US billionaire wealth bounces back
The resilience of US billionaire wealth bodes well for the superyacht market, but not necessarily all sectors…
In Forbes’ 34th annual list of global billionaires – which was released on 18 March rather than its usual slot in February to account for coronavirus – it recorded a small decline in the total number of billionaires globally, with the figure falling from 2153 in 2019, to 2095 in 2020 at the time of the report. The total combined wealth of the world’s billionaires declined from $8.7 trillion (2019) to $8 trillion (2020). During this same period, US billionaire numbers increased from 607 to 614, with cumulative wealth dropping from $3.1 trillion to $2.9 trillion in 2020. However, according to the Billionaire Bonanza 2020 study conducted by the Institute for Policy Studies and published on April 23, by 10 April, only 23 days after the publication of the Forbes report, US billionaires had seen their cumulative wealth increase to $3.2 trillion, surpassing the pre-coronavirus figures.
“Billionaire wealth, as these numbers show, tends to rebound from market meltdowns. In the immediate aftermath of the global economic crisis of 2008, the Forbes 400 saw their combined wealth decline $300 billion from $1.57 trillion in 2008 to $1.27 trillion in 2009,” explains the Billionaire Bonanza report. “Within 30 months of the September 2008 crash, most of these fortunes recovered. By 2012, billionaire wealth had reached $1.7 trillion, exceeding pre-2008 levels. Between 2010 and 2020, the combined wealth of the U.S. billionaire class surged by a staggering 80.6 percent, from $1.631 trillion to $2.947 trillion in 2020.”
With US buyers having dominated the superyacht market in recent years, the news that billionaire wealth has rebounded in the US does, at least on the surface, bode well for the superyacht market. That being said, it is important to be aware of the sectors of the market that this elite class of wealthy individuals operates within and how this differs from the market’s most profligate sectors.
While the crudest of distinctions hold that a superyacht is any luxury yacht over 30m in length, the projects at the lower end of the spectrum are as distinct from large custom superyachts as they are from small pleasure vessels. The resilience of US billionaires’ financial position says little about the resilience of the smaller superyacht size sectors. Indeed, that US billionaire buying power has rebounded so effectively has absolutely no bearing on the majority of UHNW classes, whose portfolios and stock positions are neither as diverse nor as strong.
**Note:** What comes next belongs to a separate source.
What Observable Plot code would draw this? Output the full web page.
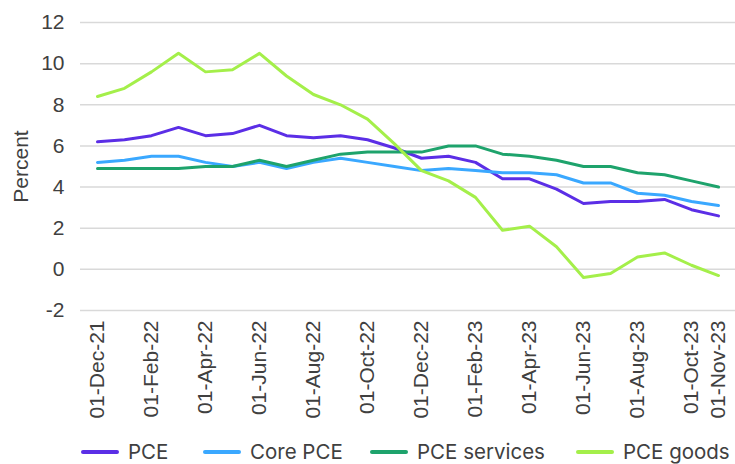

In the aftermath of the global financial crisis in 2008 it was the 30-45m sector of the market that was most dramatically affected by the financial downturn. Figure one, produced by The Superyacht Agency, shows that between 2006-2008 the 30-45m had an average growth rate of 8 per cent year on year, the highest of the four market sectors highlighted. However, in the years following the financial crisis the yearly percentage growth of the fleet has dipped dramatically, averaging just 2.6 per cent since 2014.
In contrast the 60m-plus market, which one might refer to as the ‘billionaire’s market’, has continued to grow at an average of 5.2 per cent since 2014. It should be noted that the period from 2009-2013 has not been referenced because the delivery figures for this period are artificially high due to the delays caused by the 2008 crisis. Nevertheless, while the 30-45m and 45-60m sectors declined in the years immediately following 2008, the 60m-plus market boomed.
That US billionaire wealth has swelled throughout the COVID-19 bodes well for the 60m-plus market, where these individuals are the most frequent buyers. It does not, unfortunately, necessarily bode well for the market’s other sectors.